Она решительно повела Адама по улицам, не обращая внимания на толпы туристов в летних костюмах, которые смотрелись в этом мёртвом городе как призраки из другого мира. Стелла шла уверенно, словно она действительно знала все закутки и повороты извилистых улочек. Они остановились перед внушительным домом в узком переулке. Профессиональный гид выглянул из двери и выжидающе посмотрел на них.
– Простите, это дом Марка Сабина? – спросила она на неаполитанском диалекте.
– Этот человек и его семья, – ответил гид, – не живут здесь уже более 1900 лет, но я с удовольствием покажу вам дом.
– Спасибо, – улыбнулась ему Стелла, – но в этом нет необходимости.
Она провела Адама во внутренний дворик. Потом они бродили по дому.
– Это, – указала Стелла на цветную фреску, – царица амазонок Ипполита. Сабин не был настоящим знатоком, а его вкус был слишком академичен. Он питал слабость к дорогим второразрядным художникам и к дорогим второразрядным шлюхам. Ни он, ни его друг – Цецилий Юкунд – не разбирались ни в искусстве, ни в женщинах. Поэтому и то, и другое обходилось им в кругленькую сумму. Они платили по таланту за каждую фреску и по таланту за каждую женщину.
«Действительно ли этот Цецилий Юкунд когда-либо существовал?», – подумал Адам, но вслух ничего не сказал.
Когда они вошли в спальню Сабина, Стелла огляделась, словно это была комната, где она провела много счастливых часов.
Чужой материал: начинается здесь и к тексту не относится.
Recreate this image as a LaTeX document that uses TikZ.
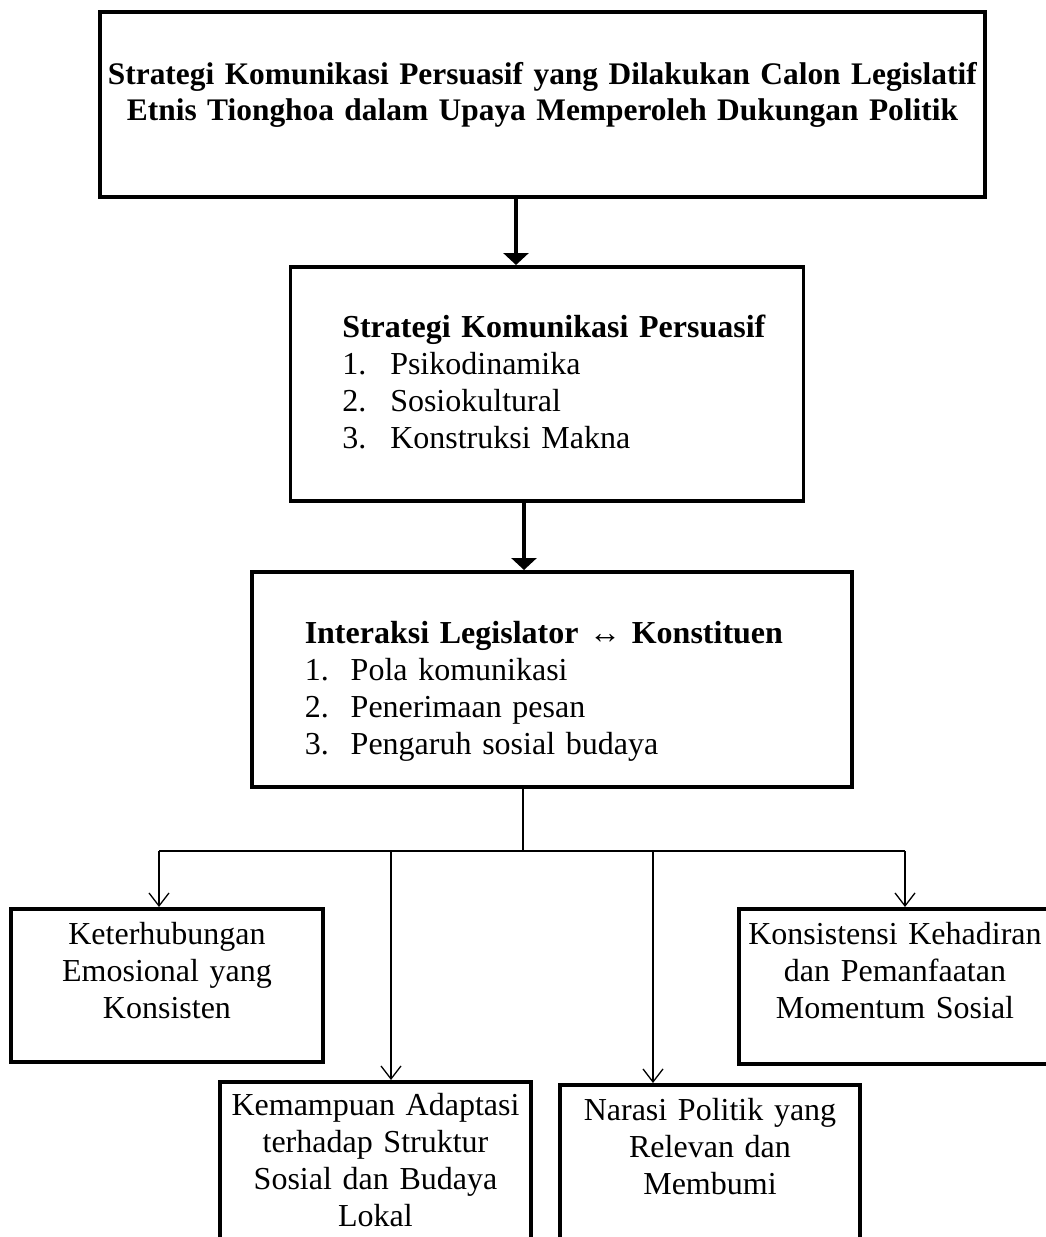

Но надолго здесь не задержалась. Вздохнув, она попросила Адама проводить её на виллу Цецилия Юкунда.
На одном перекрестке она остановилась.
– Как здесь тихо! В старые времена здесь стоял специальный человек – вроде нашего регулировщика, чтобы направлять носилки и колесницы…
«Что это, игра воображения? – подумал Адам. – Без сомнения, она читала Бульвер-Литтона[26]…»
Отмахнувшись от назойливого гида, Стелла вошла в роскошную резиденцию, которую когда-то занимал жизнерадостный Цецилий, словно это был её собственный дом.
– Неплохо, – заметил она, указывая на большую мраморную ванну – Вы, американцы, воображаете, что изобрели водопровод, но на самом деле римляне опередили вас на две тысячи лет…
В одной комнате она на мгновение остановилась, потом подошла к смотрителю.
«Что случилось с фреской, которая раньше находилась на этой стене?»
«Мадам, – с некоторым удивлением ответил тот, – ту фреску убрали много лет назад. Теперь она в музее, в Неаполе».
Покинув дом Цецилия, они пересекли старый цирк и оказались на пыльной улице.
– Когда-то эта улица шла вдоль берега гавани, – заметила Стелла.
Дома были неказистые, как в трущобах Нью-Йорка или Лондона. Стелла остановилась перед домом, который выглядел особенно неприглядно.
– Я словно чувствовала, что Везувий пощадит это место! – воскликнула она.
Она вошла в темный и грязный вестибюль. Проникавшие внутрь солнечные лучи безжалостно обнажали секреты античного борделя. Цветные фрески на стенах отличались от величественных картин в домах знатных горожан. Тут сатир соблазнял древесную нимфу; там Юпитер удерживал солнце, чтобы продлить ночь любви с одной из своих смертных возлюбленных. Мужчины, женщины, животные, гермафродиты сплелись в пылких объятиях, и, застыв в вечном экстазе, смотрели со стен на вторгшихся чужаков. Негр с уродливым лицом, но телом Адониса, отдавался ласкам старой римлянки. Весталки предавались бесстыдным обрядам. А сверху на них, безмятежно и понимающе, взирал Приап, греческий бог плодородия, символизирующий неисчерпаемую мужскую силу.